Before accepting an allowance in a bid, ask the contractor what materials that number realistically covers. If the answer is "basic builder grade," and you want something better, adjust your expectation of the final cost accordingly.
Red Flags in a Bid
After reviewing hundreds of bids over the years, these are the patterns that consistently signal problems:
- A large upfront cash deposit required before any work starts (more than 10–15% is unusual in California)
- No mention of permits — or a suggestion that permits aren't needed for work that clearly requires them
- Vague materials descriptions ("standard tile," "similar cabinets") without specifications
- No written scope of work — just a verbal walkthrough and a number on a piece of paper
- Pressure to decide the same day or "lose the price"
- No contractor license number listed (always verify at cslb.ca.gov)
Why the Lowest Bid Wins the Wrong Projects
Here's what actually happens when a homeowner chooses the lowest bid: the project starts at a low number, then change orders come. The vague scope gets filled in with choices the homeowner didn't expect to pay for. By the end, the project costs more than the second-lowest bid would have — and the experience is worse, because every decision became a negotiation mid-project.

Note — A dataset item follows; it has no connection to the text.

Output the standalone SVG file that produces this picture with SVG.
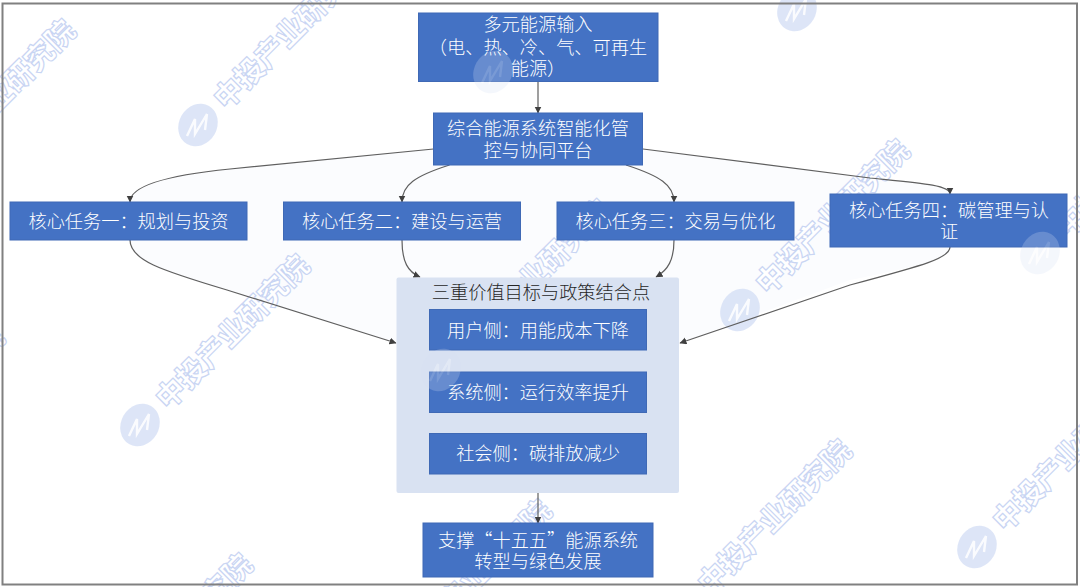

The right way to compare bids is scope-adjusted. Take the lowest bid, ask what it doesn't include, add those items in, and see where the number actually lands. Do the same for each bid. Once you're comparing complete scopes, the "cheapest" option usually changes.
What you're actually hiring is a contractor's process, communication style, and accountability. The bid is a window into how they think and operate. A detailed, well-organized bid from a contractor who answers your questions clearly is worth more than the lowest number in the stack.